Photo of Steven Boranian

Did you remember that there can be express preemption for over-the-counter drugs?  We sometimes forget too, but there are really good reasons for that.  The Food Drug and Cosmetic Act includes the following provision:

[N]o State or political subdivision of a State may establish or continue in effect any requirement – (1) that relates to the regulation of [a non-prescription, over-the-counter drug]; and (2) that is different from or in addition to, or that is otherwise not identical with, a requirement under [the FDCA] . . . .

21 U.S.C. § 379r(a).  This sounds pretty good, especially the “otherwise not identical” part, which is about as good as express preemption clauses get.  So why do we not see more express preemption in OTC cases?

For one thing, there is a significant exception in the form of a savings clause:  “Nothing in this section shall be construed to modify or otherwise affect any action or the liability of any person under the product liability law of any State.”  21 U.S.C. § 379r(e).  That’s right, there is no express preemption for OTC drugs in product liability lawsuits, which is a pretty big part of what we do.  That is the first reason we don’t see much of it.

Another reason is that the sources of federal requirements for OTC products under the FDCA are not consistently strong and clear.  Sure, there are OTC drugs that undergo the rigorous New Drug Application process, but many OTC drugs are marketed under monographs, some of which are decades old.  We have long wondered whether such federal requirements are “requirements” sufficient to carry the preemption day.  (You can see some of our prior posts on OTC express preemption with clever titles like “Express Preemption OTC” and “Preemption Without Prescription” here and here)

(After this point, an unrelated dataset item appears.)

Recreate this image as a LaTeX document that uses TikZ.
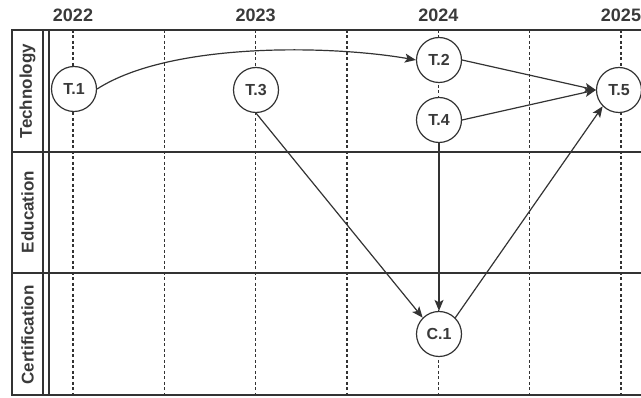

Take for example Bailey v. Rite Aid Corp., No. 18-CV-06926, 2019 Dist. LEXIS 153498 (N.D. Cal. Sept. 9, 2019).  In Bailey, the plaintiff purchased “rapid release” acetaminophen gelcaps from a retail pharmacy and sued under California’s consumer protection laws because the “rapid release” version worked no better or faster than cheaper, regular acetaminophen tablets.  Id. at *3-*4.  According to the plaintiff, he and a class of “rapid release” acetaminophen gelcap purchasers paid too much, even though it was undisputed that the seller never claimed that the product provided faster pain relief.

The defendant moved to dismiss on multiple grounds, but the takeaway for us is on preemption.  The case brought consumer fraud claims, so the exception for product liability lawsuits did not apply.  How about the whether the lawsuit was establishing a state requirement that was “not identical” to federal requirements?  That is where the preemption defense ultimately fell short.  The defendant offered two sources for federal requirements—a tentative final monograph issued by the FDA in 1988 and two FDA guidance documents covering dissolution testing and “immediate release” products.  Id. at *9-*10.

Neither of these documents preempted the plaintiff’s claims.  The district court found that the 1988 tentative final monograph had the force and effect of a final monograph, even though it was not actually final.  Id. at *10.  However, while the 1988 monograph and related documents covered dissolution standards for “immediate release” drugs, they did not cover similar standards for “rapid release” drugs.  Id. at *12-*14.  That seems like a pretty thin distinction to us, but it was enough for the district court to find that the plaintiff’s state requirements were “not identical” to federal requirements.  As for the two guidance documents, the district court pretty much gave them the back of the hand.  Even though it was uncontested that the product met standards set forth in the guidance documents, the district court found “that the FDA Guidance does not constitute a requirement under the FDCA within the meaning of Section 379r(a).”  Id. at *13-*14.  The district court noted that the document is “covered with disclosures warning that the document is non-binding,” which was enough to deprive it of preemptive effect.  Id. at *14.  We will remember that the next time someone tries to enforce a “non-binding” guidance document against us in the future.

Express preemption did not work in this OTC case, but we would not give up on it.  The only class actions we continue to see in the drug and medical device space are brought under consumer protection statutes—cases like Bailey seeking the refund of part or all of a product’s purchase price.  Those kinds of lawsuits typically will not fall with the “product liability law” exception, leaving OTC express preemption in the defense toolbox.  Moreover, the district court ruled in Bailey that a 30-year-old tentative final monograph was sufficient to erect federal requirements, even if those requirements were not quite close enough to preempt this particular plaintiff’s claims.  That’s encouraging.